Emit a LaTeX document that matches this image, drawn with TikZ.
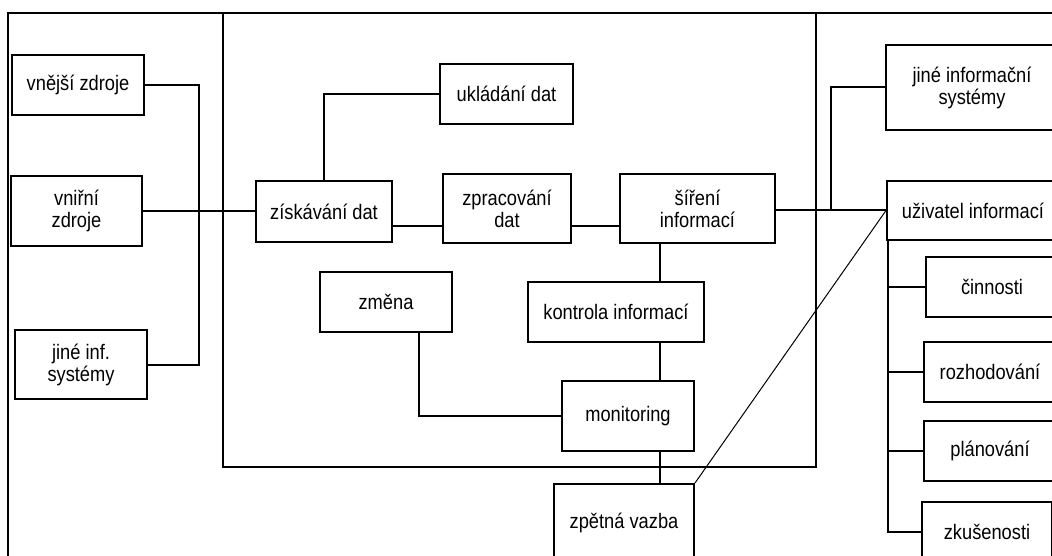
\documentclass[tikz,border=0pt]{standalone}
\usepackage{fontspec}
\setmainfont{Liberation Sans}[FakeStretch=0.87]
\begin{document}
\begin{tikzpicture}[x=1pt,y=-1pt,
  box/.style={draw, line width=2pt, fill=white, rectangle, align=center,
    inner sep=0pt, font=\fontsize{21}{22}\selectfont},
  link/.style={line width=2pt},
  frame/.style={line width=1.3pt},
  thin/.style={line width=1pt}]
\useasboundingbox (0,0) rectangle (1052,556);
\fill[white] (0,0) rectangle (1052,556);
\clip (0,0) rectangle (1052,556);

% outer frame and the information-system boundary
\draw[frame] (8,13) rectangle (1070,575);
\draw[line width=2.2pt] (223,13) rectangle (816,467);

% sources
\node[box, minimum width=132, minimum height=60] (vnejsi) at (78,85) {vnější zdroje};
\node[box, minimum width=131, minimum height=69] (vnitrni) at (76.5,211) {vniřní\\zdroje};
\node[box, minimum width=132, minimum height=69] (jineinf) at (81,364.5) {jiné inf.\\systémy};

% processing inside the system
\node[box, minimum width=136, minimum height=61] (ziskavani) at (324,211.5) {získávání dat};
\node[box, minimum width=133, minimum height=60] (ukladani) at (506.5,94) {ukládání dat};
\node[box, minimum width=128, minimum height=69] (zpracovani) at (507,208.5) {zpracování\\dat};
\node[box, minimum width=155, minimum height=69] (sireni) at (697.5,208.5) {šíření\\informací};
\node[box, minimum width=132, minimum height=60] (zmena) at (386,302) {změna};
\node[box, minimum width=176, minimum height=60] (kontrola) at (616,312) {kontrola informací};
\node[box, minimum width=132, minimum height=70] (monitoring) at (628,416) {monitoring};
\node[box, minimum width=140, minimum height=78] (zpetna) at (624,523) {zpětná vazba};

% recipients
\node[box, minimum width=172, minimum height=85] (jineis) at (972,87.5) {jiné informační\\systémy};
\node[box, minimum width=172, minimum height=59] (uzivatel) at (973,210.5) {uživatel informací};
\node[box, minimum width=132, minimum height=60] (cinnosti) at (992,287) {činnosti};
\node[box, minimum width=132, minimum height=60] (rozhodovani) at (990,372) {rozhodování};
\node[box, minimum width=132, minimum height=60] (planovani) at (990,451) {plánování};
\node[box, minimum width=130, minimum height=60] (zkusenosti) at (987,532) {zkušenosti};

% helper coordinates for the routed lines
\coordinate (lbus) at (199,200);
\coordinate (lowrow) at (0,226);
\coordinate (rbus) at (831,210);
\coordinate (vx) at (660,0);
\coordinate (zx) at (419,0);
\coordinate (ubus) at (888,0);

% source connections
\draw[link] (vnejsi.east) -| (lbus) |- (jineinf.east);
\draw[link] (vnitrni.east) -- (vnitrni.east -| ziskavani.west);

% processing chain
\draw[link] (ziskavani.north) |- (ukladani.west);
\draw[link] (ziskavani.east |- lowrow) -- (zpracovani.west |- lowrow);
\draw[link] (zpracovani.east |- lowrow) -- (sireni.west |- lowrow);
\draw[link] (sireni.east |- rbus) -- (uzivatel.west |- rbus);
\draw[link] (rbus) |- (jineis.west);

% control loop
\draw[link] (sireni.south -| vx) -- (kontrola.north -| vx);
\draw[link] (kontrola.south -| vx) -- (monitoring.north -| vx);
\draw[link] (monitoring.south -| vx) -- (zpetna.north -| vx);
\draw[link] (zmena.south -| zx) |- (monitoring.west);

% feedback to the user
\draw[thin] (uzivatel.west) -- (zpetna.north east);

% user activities
\draw[link] (uzivatel.south -| ubus) -- (zkusenosti.west -| ubus) -- (zkusenosti.west);
\draw[link] (cinnosti.west -| ubus) -- (cinnosti.west);
\draw[link] (rozhodovani.west -| ubus) -- (rozhodovani.west);
\draw[link] (planovani.west -| ubus) -- (planovani.west);
\end{tikzpicture}
\end{document}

- - - -

(SET EXERCISE):
All of the lines above should be printed exactly, minus the pictures.

(RIGHT ANSWER):
Emit a LaTeX document that matches this image, drawn with TikZ.
\documentclass[tikz,border=0pt]{standalone}
\usepackage{fontspec}
\setmainfont{Liberation Sans}[FakeStretch=0.87]
\begin{document}
\begin{tikzpicture}[x=1pt,y=-1pt,
  box/.style={draw, line width=2pt, fill=white, rectangle, align=center,
    inner sep=0pt, font=\fontsize{21}{22}\selectfont},
  link/.style={line width=2pt},
  frame/.style={line width=1.3pt},
  thin/.style={line width=1pt}]
\useasboundingbox (0,0) rectangle (1052,556);
\fill[white] (0,0) rectangle (1052,556);
\clip (0,0) rectangle (1052,556);

% outer frame and the information-system boundary
\draw[frame] (8,13) rectangle (1070,575);
\draw[line width=2.2pt] (223,13) rectangle (816,467);

% sources
\node[box, minimum width=132, minimum height=60] (vnejsi) at (78,85) {vnější zdroje};
\node[box, minimum width=131, minimum height=69] (vnitrni) at (76.5,211) {vniřní\\zdroje};
\node[box, minimum width=132, minimum height=69] (jineinf) at (81,364.5) {jiné inf.\\systémy};

% processing inside the system
\node[box, minimum width=136, minimum height=61] (ziskavani) at (324,211.5) {získávání dat};
\node[box, minimum width=133, minimum height=60] (ukladani) at (506.5,94) {ukládání dat};
\node[box, minimum width=128, minimum height=69] (zpracovani) at (507,208.5) {zpracování\\dat};
\node[box, minimum width=155, minimum height=69] (sireni) at (697.5,208.5) {šíření\\informací};
\node[box, minimum width=132, minimum height=60] (zmena) at (386,302) {změna};
\node[box, minimum width=176, minimum height=60] (kontrola) at (616,312) {kontrola informací};
\node[box, minimum width=132, minimum height=70] (monitoring) at (628,416) {monitoring};
\node[box, minimum width=140, minimum height=78] (zpetna) at (624,523) {zpětná vazba};

% recipients
\node[box, minimum width=172, minimum height=85] (jineis) at (972,87.5) {jiné informační\\systémy};
\node[box, minimum width=172, minimum height=59] (uzivatel) at (973,210.5) {uživatel informací};
\node[box, minimum width=132, minimum height=60] (cinnosti) at (992,287) {činnosti};
\node[box, minimum width=132, minimum height=60] (rozhodovani) at (990,372) {rozhodování};
\node[box, minimum width=132, minimum height=60] (planovani) at (990,451) {plánování};
\node[box, minimum width=130, minimum height=60] (zkusenosti) at (987,532) {zkušenosti};

% helper coordinates for the routed lines
\coordinate (lbus) at (199,200);
\coordinate (lowrow) at (0,226);
\coordinate (rbus) at (831,210);
\coordinate (vx) at (660,0);
\coordinate (zx) at (419,0);
\coordinate (ubus) at (888,0);

% source connections
\draw[link] (vnejsi.east) -| (lbus) |- (jineinf.east);
\draw[link] (vnitrni.east) -- (vnitrni.east -| ziskavani.west);

% processing chain
\draw[link] (ziskavani.north) |- (ukladani.west);
\draw[link] (ziskavani.east |- lowrow) -- (zpracovani.west |- lowrow);
\draw[link] (zpracovani.east |- lowrow) -- (sireni.west |- lowrow);
\draw[link] (sireni.east |- rbus) -- (uzivatel.west |- rbus);
\draw[link] (rbus) |- (jineis.west);

% control loop
\draw[link] (sireni.south -| vx) -- (kontrola.north -| vx);
\draw[link] (kontrola.south -| vx) -- (monitoring.north -| vx);
\draw[link] (monitoring.south -| vx) -- (zpetna.north -| vx);
\draw[link] (zmena.south -| zx) |- (monitoring.west);

% feedback to the user
\draw[thin] (uzivatel.west) -- (zpetna.north east);

% user activities
\draw[link] (uzivatel.south -| ubus) -- (zkusenosti.west -| ubus) -- (zkusenosti.west);
\draw[link] (cinnosti.west -| ubus) -- (cinnosti.west);
\draw[link] (rozhodovani.west -| ubus) -- (rozhodovani.west);
\draw[link] (planovani.west -| ubus) -- (planovani.west);
\end{tikzpicture}
\end{document}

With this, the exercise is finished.